→ The data:
- - -
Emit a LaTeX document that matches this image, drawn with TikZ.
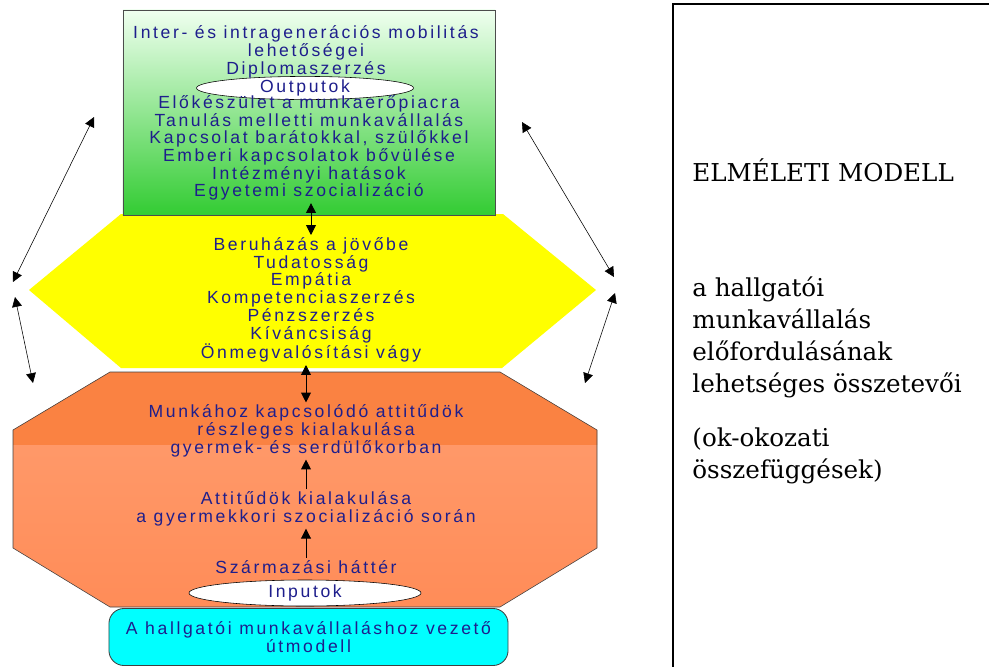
\documentclass[tikz,border=0pt]{standalone}
\usepackage{fontspec}
\usepackage{tikz}
\usetikzlibrary{arrows.meta,shapes.geometric}
\newfontfamily\bluefont[LetterSpace=15]{Liberation Sans}
\newfontfamily\modelfont{DejaVu Serif}
\definecolor{txtblue}{RGB}{30,30,140}
\definecolor{outgreen}{RGB}{51,204,51}
\definecolor{hexyellow}{RGB}{255,255,0}
\definecolor{octtop}{RGB}{250,130,66}
\definecolor{octlow}{RGB}{255,158,112}
\definecolor{octbot}{RGB}{255,140,88}
\definecolor{pathcyan}{RGB}{0,255,255}

\begin{document}
\begin{tikzpicture}[x=0.025cm, y=-0.025cm, >={Triangle[length=7pt,width=7pt]}, semithick,
    lbl/.style={font=\bluefont\fontsize{12.5}{12.6}\selectfont, text=txtblue, align=center, inner sep=1.5pt},
    io/.style={ellipse, draw=black, thin, fill=white, inner sep=0pt, font=\bluefont\fontsize{12.5}{12.6}\selectfont, text=txtblue},
    side/.style={<->, thin},
    modeltxt/.style={font=\modelfont\fontsize{17.5}{22.8}\selectfont, align=left, inner sep=0pt, anchor=west}]
  \useasboundingbox (0,0) rectangle (989,666);

  % layers
  \fill [hexyellow] (29,290) -- (121,214) -- (503,214) -- (596,290) -- (502,368) -- (121,368) -- cycle;
  \node [draw=black!70, top color=green!6!white, bottom color=outgreen,
         minimum width=9.3cm, minimum height=5.125cm] (outbox) at (309,112.5) {};
  \shade [top color=octlow, bottom color=octbot] (110,372) -- (500,372) -- (597,430) -- (597,548)
     -- (500,607) -- (110,607) -- (13,548) -- (13,430) -- cycle;
  \begin{scope}
    \clip (110,372) -- (500,372) -- (597,430) -- (597,548) -- (500,607) -- (110,607) -- (13,548) -- (13,430) -- cycle;
    \fill [octtop] (0,372) rectangle (620,445);
  \end{scope}
  \draw [black!75, thin] (110,372) -- (500,372) -- (597,430) -- (597,548) -- (500,607) -- (110,607)
     -- (13,548) -- (13,430) -- cycle;
  \node [lbl, draw=black!75, fill=pathcyan, rounded corners=0.375cm, minimum width=9.975cm,
         minimum height=1.425cm] (utmodell) at (308.5,637) {A hallgatói munkavállaláshoz vezető\\útmodell};

  % texts
  \node [io, minimum width=5.425cm, minimum height=0.45cm] (outp) at (305,88) {Outputok};
  \node [lbl] (outtop) at (306,52) {Inter- és intragenerációs mobilitás\\lehetőségei\\Diplomaszerzés};
  \node [lbl] (outbot) at (309,148) {Előkészület a munkaerőpiacra\\Tanulás melletti munkavállalás\\Kapcsolat barátokkal, szülőkkel\\Emberi kapcsolatok bővülése\\Intézményi hatások\\Egyetemi szocializáció};
  \node [lbl] (yeltext) at (311,300) {Beruházás a jövőbe\\Tudatosság\\Empátia\\Kompetenciaszerzés\\Pénzszerzés\\Kíváncsiság\\Önmegvalósítási vágy};
  \node [lbl] (munka) at (306,431) {Munkához kapcsolódó attitűdök\\részleges kialakulása\\gyermek- és serdülőkorban};
  \node [lbl] (attit) at (306,509) {Attitűdök kialakulása\\a gyermekkori szocializáció során};
  \node [lbl] (szarm) at (306,567) {Származási háttér};
  \node [io, minimum width=5.8cm, minimum height=0.65cm] (inp) at (305,593) {Inputok};

  \path
  (yeltext.north) edge [<->] (yeltext.north |- outbot.south)
  (munka.north) edge [<->] (munka.north |- yeltext.south)
  (attit.north) edge [->] (attit.north |- munka.south)
  (szarm.north) edge [->] (szarm.north |- attit.south)
  ;

  % side arrows
  \coordinate (lfel) at (94,117);
  \coordinate (lkoz1) at (13,282);
  \coordinate (lkoz2) at (15,297);
  \coordinate (lle) at (33,383);
  \coordinate (jfel) at (522,122);
  \coordinate (jkoz1) at (614,277);
  \coordinate (jkoz2) at (615,293);
  \coordinate (jle) at (585,383);
  \path
  (lfel) edge [side] (lkoz1)
  (lkoz2) edge [side] (lle)
  (jfel) edge [side] (jkoz1)
  (jkoz2) edge [side] (jle)
  ;

  % right panel
  \node [draw, line width=1.4pt, minimum width=8.5cm, minimum height=17cm, anchor=north west] (keret) at (672,3) {};
  \node [modeltxt] (cim) at (692,170) {ELMÉLETI MODELL};
  \node [modeltxt] (leiras) at (692,337) {a hallgatói\\munkavállalás\\előfordulásának\\lehetséges összetevői};
  \node [modeltxt] (okok) at (692,456) {(ok-okozati\\összefüggések)};
\end{tikzpicture}
\end{document}
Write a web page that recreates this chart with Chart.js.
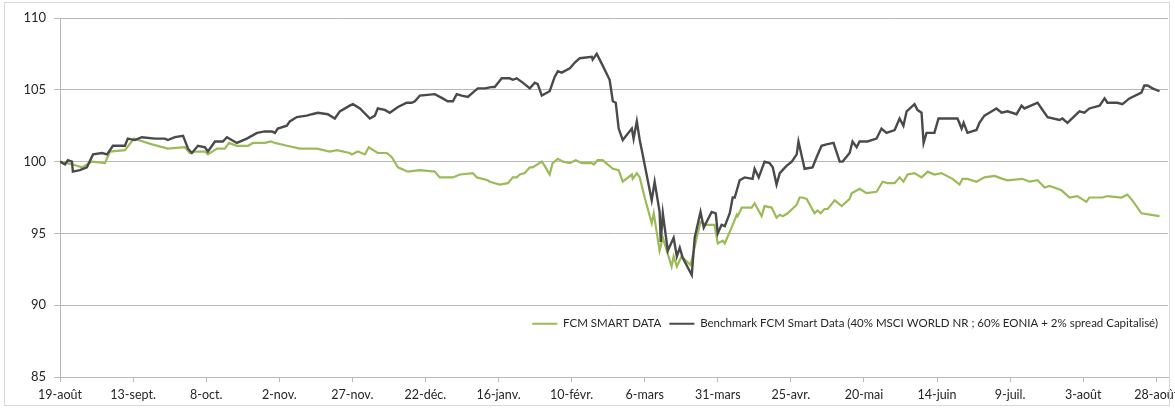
<!DOCTYPE html>
<html>
<head>
<meta charset="utf-8">
<script src="https://cdn.jsdelivr.net/npm/chart.js@4/dist/chart.umd.min.js"></script>
<style>
  html, body { margin: 0; padding: 0; background: #fff; }
  #wrap { position: relative; width: 1175px; height: 409px; }
  #frame { position: absolute; left: 4px; top: 2px; width: 1166px; height: 404px; border: 1px solid #d9d9d9; box-sizing: border-box; pointer-events: none; }
  canvas { position: absolute; left: 0; top: 0; }
</style>
</head>
<body>
<div id="wrap">
  <canvas id="c" width="1175" height="409"></canvas>
  <div id="frame"></div>
</div>
<script>
// x values: days since 19 August 2019
const tickDays = [0, 25, 50, 75, 100, 125, 150, 175, 200, 225, 250, 275, 300, 325, 350, 375];
const tickLabels = ['19-août', '13-sept.', '8-oct.', '2-nov.', '27-nov.', '22-déc.', '16-janv.', '10-févr.',
  '6-mars', '31-mars', '25-avr.', '20-mai', '14-juin', '9-juil.', '3-août', '28-août'];

const seriesNames = ['FCM SMART DATA', 'Benchmark FCM Smart Data (40% MSCI WORLD NR ; 60% EONIA + 2% spread Capitalisé)'];

const fundDays = [0, 4.4, 7.5, 10.9, 15.4, 17.1, 22.2, 25.3, 26.7, 31.5, 36.9, 42.7, 44.4, 46.2, 49.6, 50.6, 53.7, 56.4, 57.8, 60.5,
  64.3, 66.0, 70.1, 72.1, 73.5, 77.6, 82.1, 85.5, 87.9, 92.3, 94.7, 99.1, 99.8, 101.9, 104.3, 105.6, 108.7, 111.8, 113.5, 115.6,
  119.0, 123.1, 128.2, 129.9, 134.4, 136.8, 141.2, 142.6, 146.3, 147.0, 150.4, 153.2, 154.9, 156.2, 157.3, 159.0, 160.7, 161.7, 164.8, 165.8,
  167.5, 168.5, 170.3, 172.0, 174.4, 176.4, 178.5, 181.9, 182.6, 183.9, 185.6, 189.1, 191.1, 192.5, 195.6, 195.9, 197.3, 198.3, 200.0, 202.4,
  203.1, 205.1, 206.2, 209.2, 209.9, 211.0, 212.6, 215.7, 217.8, 219.1, 221.2, 223.9, 225.0, 226.7, 227.4, 229.7, 231.5, 231.8, 233.2, 236.6,
  237.6, 240.0, 241.0, 243.4, 245.1, 246.2, 247.2, 248.9, 252.0, 253.0, 254.0, 255.4, 258.1, 259.1, 260.2, 261.5, 262.6, 265.0, 267.4, 270.1,
  270.8, 273.5, 275.9, 279.3, 281.4, 283.1, 285.5, 287.2, 288.5, 289.9, 292.3, 294.7, 296.8, 299.1, 301.5, 305.3, 307.7, 308.7, 310.4, 313.5,
  316.2, 319.7, 322.4, 324.1, 329.2, 331.6, 334.4, 336.8, 338.5, 342.6, 345.3, 348.0, 351.1, 352.1, 356.6, 358.3, 363.1, 365.1, 366.8, 369.9, 376.1];
const fundValues = [100.0, 99.8, 99.6, 100.0, 99.9, 100.7, 100.8, 101.6, 101.5, 101.2, 100.9, 101.0, 100.6, 100.7, 100.7, 100.5, 100.9, 100.9, 101.3, 101.1,
  101.1, 101.3, 101.3, 101.4, 101.3, 101.1, 100.9, 100.9, 100.9, 100.7, 100.8, 100.6, 100.5, 100.7, 100.5, 101.0, 100.6, 100.6, 100.3, 99.6,
  99.3, 99.4, 99.3, 98.9, 98.9, 99.1, 99.2, 98.9, 98.7, 98.6, 98.4, 98.5, 98.9, 98.9, 99.1, 99.2, 99.6, 99.6, 100.0, 99.7,
  99.1, 99.9, 100.2, 100.0, 99.9, 100.1, 99.9, 99.9, 99.8, 100.1, 100.1, 99.5, 99.4, 98.6, 99.1, 98.8, 99.2, 98.9, 97.5, 95.7,
  96.4, 93.8, 94.7, 92.7, 93.4, 92.7, 93.4, 92.8, 94.7, 95.8, 95.6, 95.6, 94.3, 94.5, 94.3, 95.4, 96.3, 96.2, 96.8, 96.8,
  97.1, 96.2, 96.9, 96.8, 96.1, 96.3, 96.2, 96.4, 97.0, 97.5, 97.5, 97.4, 96.4, 96.6, 96.4, 96.7, 96.7, 97.3, 96.9, 97.4,
  97.8, 98.1, 97.8, 97.9, 98.6, 98.5, 98.5, 98.9, 98.6, 99.1, 99.2, 98.9, 99.3, 99.1, 99.2, 98.8, 98.4, 98.8, 98.8, 98.6,
  98.9, 99.0, 98.8, 98.7, 98.8, 98.6, 98.7, 98.2, 98.3, 98.0, 97.5, 97.6, 97.2, 97.5, 97.5, 97.6, 97.5, 97.7, 97.3, 96.4, 96.2];

const benchDays = [0, 1.7, 2.7, 4.1, 4.4, 6.8, 9.2, 11.3, 14.4, 16.1, 18.1, 22.2, 23.2, 25.6, 28.0, 32.5, 35.9, 36.9, 39.3, 42.1,
  43.8, 45.1, 47.2, 49.6, 50.6, 53.0, 55.7, 57.1, 60.5, 63.9, 67.4, 70.1, 72.5, 73.5, 74.5, 77.6, 78.6, 81.0, 84.4, 86.2,
  88.2, 91.6, 94.0, 95.7, 99.1, 100.2, 102.6, 106.0, 107.7, 108.7, 111.1, 112.8, 115.6, 118.6, 120.3, 121.4, 123.1, 128.2, 130.9, 132.6,
  134.4, 135.7, 137.4, 139.5, 141.2, 142.9, 145.3, 148.0, 148.7, 151.1, 153.8, 154.9, 156.2, 158.3, 160.7, 162.4, 163.4, 164.8, 167.5, 169.2,
  170.3, 171.6, 174.4, 176.1, 177.8, 181.9, 182.2, 183.6, 185.6, 188.0, 189.1, 190.1, 191.1, 192.5, 195.6, 196.2, 197.3, 198.3, 199.0, 202.4,
  203.4, 205.1, 205.5, 206.2, 207.9, 209.9, 211.0, 212.0, 213.0, 216.1, 217.1, 219.1, 220.2, 222.9, 224.3, 225.0, 226.3, 227.4, 229.1, 230.1,
  230.8, 232.5, 234.2, 236.9, 237.6, 239.0, 241.0, 242.7, 243.8, 245.1, 246.2, 248.5, 250.3, 252.0, 252.6, 254.7, 257.4, 258.8, 260.5, 262.2,
  264.6, 266.7, 267.7, 270.1, 271.1, 272.5, 273.5, 276.2, 279.3, 281.0, 282.7, 285.5, 287.2, 288.5, 289.6, 292.3, 293.3, 294.7, 295.4, 296.4,
  299.1, 300.5, 307.0, 308.4, 309.1, 310.4, 313.5, 314.5, 316.2, 317.9, 320.3, 322.1, 324.1, 327.2, 328.9, 329.9, 334.4, 337.8, 341.9, 342.9,
  344.6, 348.7, 350.4, 352.1, 355.6, 357.3, 358.3, 361.7, 363.4, 365.8, 369.9, 370.9, 372.0, 373.7, 376.1];
const benchValues = [100.0, 99.8, 100.1, 100.0, 99.3, 99.4, 99.6, 100.5, 100.6, 100.5, 101.1, 101.1, 101.6, 101.5, 101.7, 101.6, 101.6, 101.5, 101.7, 101.8,
  100.9, 100.6, 101.1, 101.0, 100.7, 101.4, 101.4, 101.7, 101.3, 101.6, 102.0, 102.1, 102.1, 102.0, 102.3, 102.5, 102.8, 103.1, 103.2, 103.3,
  103.4, 103.3, 103.0, 103.5, 103.9, 104.0, 103.7, 103.0, 103.2, 103.7, 103.6, 103.4, 103.8, 104.1, 104.1, 104.2, 104.6, 104.7, 104.4, 104.2,
  104.2, 104.7, 104.6, 104.5, 104.8, 105.1, 105.1, 105.2, 105.2, 105.8, 105.8, 105.7, 105.8, 105.5, 105.1, 105.5, 105.4, 104.6, 104.9, 105.9,
  106.3, 106.2, 106.5, 106.9, 107.2, 107.3, 107.1, 107.5, 106.7, 105.7, 104.2, 104.1, 102.3, 101.5, 102.3, 101.6, 102.8, 101.5, 100.8, 97.3,
  98.6, 96.5, 94.4, 96.4, 93.8, 94.7, 93.4, 94.0, 93.3, 92.1, 94.7, 96.5, 95.4, 96.5, 96.4, 95.0, 95.6, 95.5, 96.4, 97.5,
  97.5, 98.7, 98.9, 98.8, 99.5, 98.9, 100.0, 99.9, 99.6, 98.4, 99.2, 99.7, 100.0, 100.5, 101.4, 99.5, 99.6, 100.3, 101.1, 101.2,
  101.3, 100.0, 100.0, 100.6, 101.4, 101.0, 101.4, 101.4, 101.6, 102.3, 102.0, 102.2, 103.0, 102.5, 103.5, 104.0, 103.6, 103.4, 101.3, 102.0,
  102.0, 103.0, 103.0, 102.3, 102.7, 102.0, 102.2, 102.7, 103.2, 103.4, 103.7, 103.4, 103.5, 103.3, 103.9, 103.7, 104.1, 103.1, 102.9, 103.0,
  102.7, 103.5, 103.4, 103.7, 103.9, 104.4, 104.1, 104.1, 104.0, 104.4, 104.8, 105.3, 105.3, 105.1, 104.9];

const toPoints = (xs, ys) => xs.map((x, i) => ({ x: x, y: ys[i] }));

const FONT = 'Lato, "Open Sans", sans-serif';
const GRID = '#b8b8b8';

const legendMover = {
  id: 'legendMover',
  afterInit(chart) {
    const lg = chart.legend;
    const orig = lg.fit.bind(lg);
    lg.fit = function () { orig(); this._realH = this.height; this.height = 0; };
  },
  afterLayout(chart) {
    const lg = chart.legend;
    const h = lg._realH || 30;
    lg.left = 200; lg.right = 1166;
    lg.top = 310; lg.bottom = lg.top + h;
    lg.width = lg.right - lg.left; lg.height = h;
  }
};

new Chart(document.getElementById('c'), {
  type: 'line',
  data: {
    datasets: [
      { label: seriesNames[0], data: toPoints(fundDays, fundValues), borderColor: '#9bbb59', backgroundColor: '#9bbb59',
        borderWidth: 2.2, pointRadius: 0, tension: 0, fill: false, order: 1 },
      { label: seriesNames[1], data: toPoints(benchDays, benchValues), borderColor: '#4a4a4a', backgroundColor: '#4a4a4a',
        borderWidth: 2.4, pointRadius: 0, tension: 0, fill: false, order: 0 }
    ]
  },
  options: {
    responsive: false,
    animation: false,
    events: [],
    layout: { padding: { left: 0, right: 7, top: 18, bottom: 0 } },
    scales: {
      x: {
        type: 'linear', min: 0, max: 379,
        afterBuildTicks: (s) => { s.ticks = tickDays.map(v => ({ value: v })); },
        afterFit: (s) => { s.height = 32; s.paddingLeft = 0; s.paddingRight = 0; },
        ticks: {
          autoSkip: false, maxRotation: 0, minRotation: 0, padding: 5,
          color: '#262626', font: { family: FONT, size: 12.5 },
          callback: (v) => { const i = tickDays.indexOf(v); return i >= 0 ? tickLabels[i] : ''; }
        },
        grid: { drawOnChartArea: false, drawTicks: true, tickLength: 5, color: GRID, lineWidth: 1 },
        border: { display: true, color: GRID, width: 1 }
      },
      y: {
        min: 85, max: 110,
        afterFit: (s) => { s.width = 60; },
        ticks: { stepSize: 5, padding: 8, color: '#262626', font: { family: FONT, size: 13 } },
        grid: { color: GRID, lineWidth: 1, drawTicks: true, tickLength: 6 },
        border: { display: true, color: GRID, width: 1 }
      }
    },
    plugins: {
      tooltip: { enabled: false },
      legend: {
        display: true, position: 'top', align: 'end',
        labels: {
          boxWidth: 25, boxHeight: 2, padding: 8,
          color: '#262626', font: { family: FONT, size: 11.5 },
          sort: (a, b) => a.datasetIndex - b.datasetIndex,
          generateLabels: (chart) => {
            const items = Chart.defaults.plugins.legend.labels.generateLabels(chart);
            items.forEach(it => { it.lineWidth = 0; it.fillStyle = it.strokeStyle; });
            return items;
          }
        }
      }
    }
  },
  plugins: [legendMover]
});
</script>
</body>
</html>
- - -
→ Prompt: Give back, unchanged, each line from the one containing "Write a web" through the one containing "const seriesNames = ['FCM". Pictures are to be left out.

→ Answer to this problem:
Write a web page that recreates this chart with Chart.js.
<!DOCTYPE html>
<html>
<head>
<meta charset="utf-8">
<script src="https://cdn.jsdelivr.net/npm/chart.js@4/dist/chart.umd.min.js"></script>
<style>
  html, body { margin: 0; padding: 0; background: #fff; }
  #wrap { position: relative; width: 1175px; height: 409px; }
  #frame { position: absolute; left: 4px; top: 2px; width: 1166px; height: 404px; border: 1px solid #d9d9d9; box-sizing: border-box; pointer-events: none; }
  canvas { position: absolute; left: 0; top: 0; }
</style>
</head>
<body>
<div id="wrap">
  <canvas id="c" width="1175" height="409"></canvas>
  <div id="frame"></div>
</div>
<script>
// x values: days since 19 August 2019
const tickDays = [0, 25, 50, 75, 100, 125, 150, 175, 200, 225, 250, 275, 300, 325, 350, 375];
const tickLabels = ['19-août', '13-sept.', '8-oct.', '2-nov.', '27-nov.', '22-déc.', '16-janv.', '10-févr.',
  '6-mars', '31-mars', '25-avr.', '20-mai', '14-juin', '9-juil.', '3-août', '28-août'];

const seriesNames = ['FCM SMART DATA', 'Benchmark FCM Smart Data (40% MSCI WORLD NR ; 60% EONIA + 2% spread Capitalisé)'];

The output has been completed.